- [WORK TO BE COMPLETED]:
In the listing below, locate the line with "Reproduce this chart" and the line with "from matplotlib.patches import Patch", then output both and everything between them exactly, minus any pictures.

_ _ _

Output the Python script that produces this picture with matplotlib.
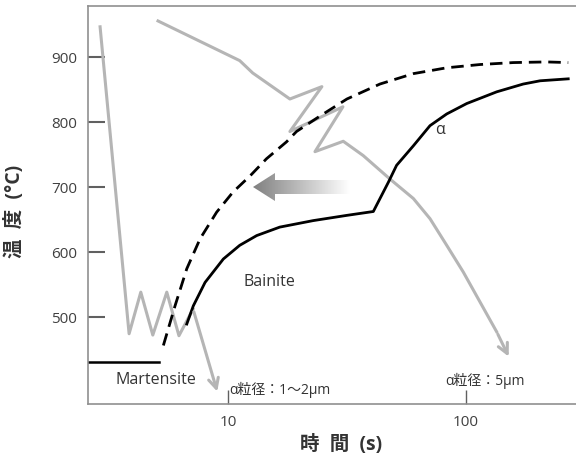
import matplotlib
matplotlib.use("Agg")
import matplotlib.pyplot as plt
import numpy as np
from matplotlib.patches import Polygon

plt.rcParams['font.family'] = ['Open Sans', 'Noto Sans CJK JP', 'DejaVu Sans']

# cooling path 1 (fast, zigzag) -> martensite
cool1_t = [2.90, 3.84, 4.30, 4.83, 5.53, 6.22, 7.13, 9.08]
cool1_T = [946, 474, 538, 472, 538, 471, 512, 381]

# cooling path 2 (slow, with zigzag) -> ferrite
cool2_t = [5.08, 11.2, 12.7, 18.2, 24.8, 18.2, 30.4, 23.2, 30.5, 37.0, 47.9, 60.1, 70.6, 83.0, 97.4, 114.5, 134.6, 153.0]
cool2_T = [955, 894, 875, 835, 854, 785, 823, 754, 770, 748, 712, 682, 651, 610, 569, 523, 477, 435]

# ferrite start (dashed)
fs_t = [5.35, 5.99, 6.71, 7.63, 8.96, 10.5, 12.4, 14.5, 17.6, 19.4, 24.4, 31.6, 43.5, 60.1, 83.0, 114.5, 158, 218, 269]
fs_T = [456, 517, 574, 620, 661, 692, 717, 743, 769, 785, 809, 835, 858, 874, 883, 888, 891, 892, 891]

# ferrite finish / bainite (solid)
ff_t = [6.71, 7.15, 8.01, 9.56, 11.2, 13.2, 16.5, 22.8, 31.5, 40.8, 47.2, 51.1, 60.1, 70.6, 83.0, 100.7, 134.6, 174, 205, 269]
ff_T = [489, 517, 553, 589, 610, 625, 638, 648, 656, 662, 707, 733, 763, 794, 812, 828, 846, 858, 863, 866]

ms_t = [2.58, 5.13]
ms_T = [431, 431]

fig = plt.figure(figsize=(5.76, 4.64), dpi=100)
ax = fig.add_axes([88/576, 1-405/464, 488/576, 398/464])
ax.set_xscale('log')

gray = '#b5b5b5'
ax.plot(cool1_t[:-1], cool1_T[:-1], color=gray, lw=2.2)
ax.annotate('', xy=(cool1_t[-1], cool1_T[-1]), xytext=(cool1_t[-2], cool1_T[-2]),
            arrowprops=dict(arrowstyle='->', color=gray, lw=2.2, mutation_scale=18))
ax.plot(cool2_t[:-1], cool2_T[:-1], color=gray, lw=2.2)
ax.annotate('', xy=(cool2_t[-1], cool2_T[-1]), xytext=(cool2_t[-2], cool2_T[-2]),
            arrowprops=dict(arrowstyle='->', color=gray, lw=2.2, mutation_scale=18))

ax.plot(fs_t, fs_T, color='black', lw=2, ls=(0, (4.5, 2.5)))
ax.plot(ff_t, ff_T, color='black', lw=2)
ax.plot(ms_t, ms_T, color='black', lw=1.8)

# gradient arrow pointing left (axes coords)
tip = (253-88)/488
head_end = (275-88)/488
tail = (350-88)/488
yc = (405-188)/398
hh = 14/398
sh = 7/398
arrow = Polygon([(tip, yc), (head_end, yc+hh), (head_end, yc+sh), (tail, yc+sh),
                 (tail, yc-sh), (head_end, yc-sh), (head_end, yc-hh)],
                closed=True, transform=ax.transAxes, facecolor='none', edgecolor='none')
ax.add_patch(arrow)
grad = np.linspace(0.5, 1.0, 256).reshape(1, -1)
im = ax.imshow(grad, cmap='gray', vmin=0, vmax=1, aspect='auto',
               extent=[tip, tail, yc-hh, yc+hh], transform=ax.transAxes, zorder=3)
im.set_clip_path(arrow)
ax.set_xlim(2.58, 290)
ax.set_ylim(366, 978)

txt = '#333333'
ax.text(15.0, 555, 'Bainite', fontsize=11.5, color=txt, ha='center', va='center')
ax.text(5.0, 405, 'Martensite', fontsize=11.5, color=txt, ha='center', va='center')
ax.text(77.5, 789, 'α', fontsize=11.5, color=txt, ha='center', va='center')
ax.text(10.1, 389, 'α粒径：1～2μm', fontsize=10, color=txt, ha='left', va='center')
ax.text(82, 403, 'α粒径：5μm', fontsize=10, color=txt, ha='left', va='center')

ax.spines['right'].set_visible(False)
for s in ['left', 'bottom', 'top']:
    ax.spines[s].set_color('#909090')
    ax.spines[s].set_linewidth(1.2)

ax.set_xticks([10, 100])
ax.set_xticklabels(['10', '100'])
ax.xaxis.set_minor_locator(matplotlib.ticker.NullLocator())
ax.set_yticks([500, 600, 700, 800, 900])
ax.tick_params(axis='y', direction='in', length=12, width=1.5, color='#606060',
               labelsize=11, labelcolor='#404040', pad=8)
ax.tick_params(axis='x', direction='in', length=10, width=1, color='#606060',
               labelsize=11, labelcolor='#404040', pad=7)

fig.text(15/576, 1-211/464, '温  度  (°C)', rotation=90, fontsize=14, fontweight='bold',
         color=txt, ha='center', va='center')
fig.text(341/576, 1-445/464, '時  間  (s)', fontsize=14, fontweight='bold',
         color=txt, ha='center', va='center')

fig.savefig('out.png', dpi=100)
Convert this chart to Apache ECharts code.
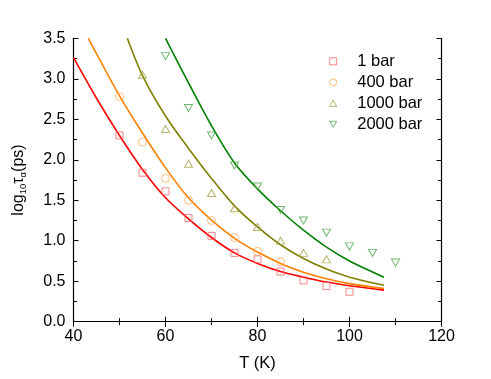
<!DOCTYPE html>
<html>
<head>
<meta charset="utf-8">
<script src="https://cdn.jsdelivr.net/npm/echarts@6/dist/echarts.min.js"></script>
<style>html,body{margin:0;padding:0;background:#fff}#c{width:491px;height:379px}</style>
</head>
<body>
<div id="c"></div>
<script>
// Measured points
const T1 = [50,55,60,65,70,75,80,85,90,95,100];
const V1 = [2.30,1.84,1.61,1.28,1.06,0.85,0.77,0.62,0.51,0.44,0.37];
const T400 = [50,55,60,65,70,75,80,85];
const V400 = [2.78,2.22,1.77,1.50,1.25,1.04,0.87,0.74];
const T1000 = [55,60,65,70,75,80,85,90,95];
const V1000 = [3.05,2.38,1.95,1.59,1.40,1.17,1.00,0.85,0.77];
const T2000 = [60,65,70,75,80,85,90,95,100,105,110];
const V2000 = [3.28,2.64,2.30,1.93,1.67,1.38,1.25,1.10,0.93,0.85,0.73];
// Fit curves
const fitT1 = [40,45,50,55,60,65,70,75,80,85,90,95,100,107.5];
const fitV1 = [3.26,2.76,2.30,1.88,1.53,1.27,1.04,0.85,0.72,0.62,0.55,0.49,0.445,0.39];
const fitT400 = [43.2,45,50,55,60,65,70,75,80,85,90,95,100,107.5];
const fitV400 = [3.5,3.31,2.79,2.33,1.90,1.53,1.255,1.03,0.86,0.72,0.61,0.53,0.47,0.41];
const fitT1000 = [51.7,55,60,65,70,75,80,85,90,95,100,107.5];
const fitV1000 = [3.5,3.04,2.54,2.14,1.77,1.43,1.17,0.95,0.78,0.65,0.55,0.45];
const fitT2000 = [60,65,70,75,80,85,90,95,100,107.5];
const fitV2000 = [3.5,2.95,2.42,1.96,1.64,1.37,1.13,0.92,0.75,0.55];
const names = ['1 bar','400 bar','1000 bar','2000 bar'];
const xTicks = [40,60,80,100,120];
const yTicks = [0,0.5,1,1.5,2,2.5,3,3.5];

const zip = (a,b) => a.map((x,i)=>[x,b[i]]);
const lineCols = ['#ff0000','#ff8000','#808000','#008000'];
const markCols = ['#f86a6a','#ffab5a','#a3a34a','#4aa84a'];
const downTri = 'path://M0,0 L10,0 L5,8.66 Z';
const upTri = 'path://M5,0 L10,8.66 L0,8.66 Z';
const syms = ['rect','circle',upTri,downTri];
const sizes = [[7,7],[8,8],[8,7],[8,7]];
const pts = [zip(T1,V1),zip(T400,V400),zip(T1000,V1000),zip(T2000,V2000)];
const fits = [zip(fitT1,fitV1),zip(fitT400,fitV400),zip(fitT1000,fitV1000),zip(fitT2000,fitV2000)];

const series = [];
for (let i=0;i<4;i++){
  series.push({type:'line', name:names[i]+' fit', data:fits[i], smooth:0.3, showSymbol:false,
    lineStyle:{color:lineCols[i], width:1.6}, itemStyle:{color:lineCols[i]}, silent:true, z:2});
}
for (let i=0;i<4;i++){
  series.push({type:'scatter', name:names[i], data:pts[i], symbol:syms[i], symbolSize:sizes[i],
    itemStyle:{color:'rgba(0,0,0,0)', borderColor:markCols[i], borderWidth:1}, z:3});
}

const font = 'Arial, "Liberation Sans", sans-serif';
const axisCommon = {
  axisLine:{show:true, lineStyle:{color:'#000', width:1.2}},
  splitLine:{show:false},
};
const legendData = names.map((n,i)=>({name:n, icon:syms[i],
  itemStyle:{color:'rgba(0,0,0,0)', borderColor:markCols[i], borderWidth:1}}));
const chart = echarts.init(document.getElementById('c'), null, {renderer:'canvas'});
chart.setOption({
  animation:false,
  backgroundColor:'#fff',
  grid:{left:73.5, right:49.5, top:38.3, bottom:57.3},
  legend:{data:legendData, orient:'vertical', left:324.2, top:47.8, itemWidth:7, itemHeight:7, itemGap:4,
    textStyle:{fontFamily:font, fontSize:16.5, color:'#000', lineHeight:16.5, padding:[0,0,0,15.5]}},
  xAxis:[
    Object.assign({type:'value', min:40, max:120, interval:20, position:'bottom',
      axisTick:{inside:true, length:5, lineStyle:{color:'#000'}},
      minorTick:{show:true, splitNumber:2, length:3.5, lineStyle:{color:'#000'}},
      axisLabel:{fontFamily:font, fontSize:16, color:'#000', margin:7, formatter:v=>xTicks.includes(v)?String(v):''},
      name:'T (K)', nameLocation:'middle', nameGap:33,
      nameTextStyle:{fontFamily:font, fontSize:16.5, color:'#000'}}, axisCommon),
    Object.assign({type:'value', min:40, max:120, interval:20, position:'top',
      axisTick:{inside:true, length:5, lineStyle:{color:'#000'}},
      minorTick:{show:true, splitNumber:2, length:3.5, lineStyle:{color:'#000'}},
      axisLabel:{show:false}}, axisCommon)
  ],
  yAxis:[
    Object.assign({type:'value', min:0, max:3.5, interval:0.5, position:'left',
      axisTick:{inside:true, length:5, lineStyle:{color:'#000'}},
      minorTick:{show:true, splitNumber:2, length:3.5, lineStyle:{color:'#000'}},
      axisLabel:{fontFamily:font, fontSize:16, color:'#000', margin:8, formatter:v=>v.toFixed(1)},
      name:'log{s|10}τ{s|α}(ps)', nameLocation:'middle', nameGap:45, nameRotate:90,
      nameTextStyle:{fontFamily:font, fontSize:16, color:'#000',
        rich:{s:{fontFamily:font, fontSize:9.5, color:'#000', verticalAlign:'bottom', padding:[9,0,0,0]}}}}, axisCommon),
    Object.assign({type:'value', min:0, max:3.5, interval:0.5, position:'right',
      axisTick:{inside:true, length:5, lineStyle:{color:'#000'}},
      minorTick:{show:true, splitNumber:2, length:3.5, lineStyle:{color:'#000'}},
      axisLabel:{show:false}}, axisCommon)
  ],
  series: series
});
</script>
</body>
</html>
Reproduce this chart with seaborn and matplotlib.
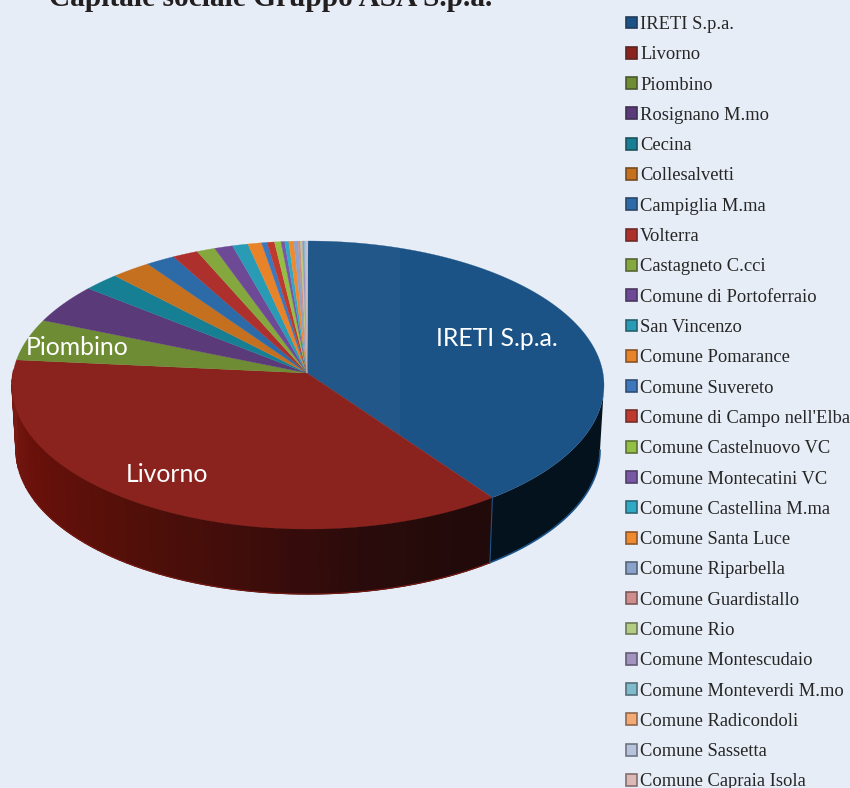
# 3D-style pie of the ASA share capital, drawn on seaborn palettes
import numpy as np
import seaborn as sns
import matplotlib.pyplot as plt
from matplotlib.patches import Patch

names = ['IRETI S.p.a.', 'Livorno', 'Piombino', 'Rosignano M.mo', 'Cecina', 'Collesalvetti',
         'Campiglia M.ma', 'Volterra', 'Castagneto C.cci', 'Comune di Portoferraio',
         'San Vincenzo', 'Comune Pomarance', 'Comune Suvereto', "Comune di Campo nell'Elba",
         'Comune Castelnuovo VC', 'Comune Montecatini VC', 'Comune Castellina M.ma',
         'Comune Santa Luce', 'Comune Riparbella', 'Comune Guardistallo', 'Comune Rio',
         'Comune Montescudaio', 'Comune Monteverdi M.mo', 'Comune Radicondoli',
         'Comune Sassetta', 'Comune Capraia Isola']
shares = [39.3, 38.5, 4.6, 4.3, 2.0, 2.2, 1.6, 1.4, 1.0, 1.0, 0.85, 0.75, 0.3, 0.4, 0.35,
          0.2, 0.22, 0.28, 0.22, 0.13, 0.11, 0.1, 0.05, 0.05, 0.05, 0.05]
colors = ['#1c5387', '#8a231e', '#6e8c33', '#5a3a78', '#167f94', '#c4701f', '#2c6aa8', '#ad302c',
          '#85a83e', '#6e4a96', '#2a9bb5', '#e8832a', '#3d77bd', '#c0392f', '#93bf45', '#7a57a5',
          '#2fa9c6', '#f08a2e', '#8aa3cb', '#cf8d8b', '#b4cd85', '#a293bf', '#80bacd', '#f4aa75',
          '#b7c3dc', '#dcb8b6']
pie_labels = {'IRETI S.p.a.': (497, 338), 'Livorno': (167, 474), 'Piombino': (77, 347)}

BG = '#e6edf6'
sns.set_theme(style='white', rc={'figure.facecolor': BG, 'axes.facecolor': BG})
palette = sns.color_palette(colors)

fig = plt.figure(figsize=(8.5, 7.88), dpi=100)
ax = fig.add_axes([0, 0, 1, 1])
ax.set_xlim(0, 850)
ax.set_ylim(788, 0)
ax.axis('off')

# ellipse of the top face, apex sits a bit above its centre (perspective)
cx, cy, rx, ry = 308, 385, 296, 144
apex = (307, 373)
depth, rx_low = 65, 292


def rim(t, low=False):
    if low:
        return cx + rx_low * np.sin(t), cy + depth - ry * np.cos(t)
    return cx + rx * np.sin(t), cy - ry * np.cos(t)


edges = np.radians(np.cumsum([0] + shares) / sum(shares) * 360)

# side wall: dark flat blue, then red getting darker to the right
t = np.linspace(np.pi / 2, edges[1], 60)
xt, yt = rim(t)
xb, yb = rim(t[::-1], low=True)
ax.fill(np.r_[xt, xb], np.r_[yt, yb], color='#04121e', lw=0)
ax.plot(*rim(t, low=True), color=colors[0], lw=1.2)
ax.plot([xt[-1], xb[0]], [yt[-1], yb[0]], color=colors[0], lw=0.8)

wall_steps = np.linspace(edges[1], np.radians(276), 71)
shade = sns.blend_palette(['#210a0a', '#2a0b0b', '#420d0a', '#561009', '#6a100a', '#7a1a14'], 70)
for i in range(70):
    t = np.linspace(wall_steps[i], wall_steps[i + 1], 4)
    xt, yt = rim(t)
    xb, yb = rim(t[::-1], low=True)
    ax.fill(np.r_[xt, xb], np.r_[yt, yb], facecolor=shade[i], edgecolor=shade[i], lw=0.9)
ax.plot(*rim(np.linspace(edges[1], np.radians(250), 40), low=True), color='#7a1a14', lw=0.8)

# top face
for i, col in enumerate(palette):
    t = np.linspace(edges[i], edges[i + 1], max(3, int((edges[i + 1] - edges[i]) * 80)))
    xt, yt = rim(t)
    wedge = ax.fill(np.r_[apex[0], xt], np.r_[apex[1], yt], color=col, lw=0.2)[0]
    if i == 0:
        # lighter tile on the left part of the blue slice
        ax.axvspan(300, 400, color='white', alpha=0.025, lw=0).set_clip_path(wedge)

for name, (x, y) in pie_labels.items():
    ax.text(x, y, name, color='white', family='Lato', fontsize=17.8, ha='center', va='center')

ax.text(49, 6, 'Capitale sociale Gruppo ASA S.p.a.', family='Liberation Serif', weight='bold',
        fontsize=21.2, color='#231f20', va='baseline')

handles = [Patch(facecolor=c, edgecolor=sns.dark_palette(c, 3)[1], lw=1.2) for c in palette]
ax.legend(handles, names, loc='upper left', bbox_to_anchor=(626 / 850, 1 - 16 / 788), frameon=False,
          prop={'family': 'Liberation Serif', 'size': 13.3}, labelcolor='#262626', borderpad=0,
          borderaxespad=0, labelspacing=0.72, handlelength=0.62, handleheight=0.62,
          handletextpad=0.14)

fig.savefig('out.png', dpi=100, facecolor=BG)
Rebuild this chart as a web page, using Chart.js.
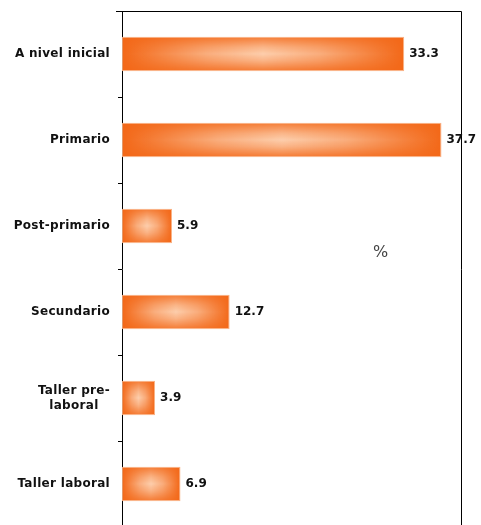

_ _ _

- [RESULT FOR THIS EXERCISE]:
Reproduce this chart with seaborn and matplotlib.
# 3D-style pie of the ASA share capital, drawn on seaborn palettes
import numpy as np
import seaborn as sns
import matplotlib.pyplot as plt
from matplotlib.patches import Patch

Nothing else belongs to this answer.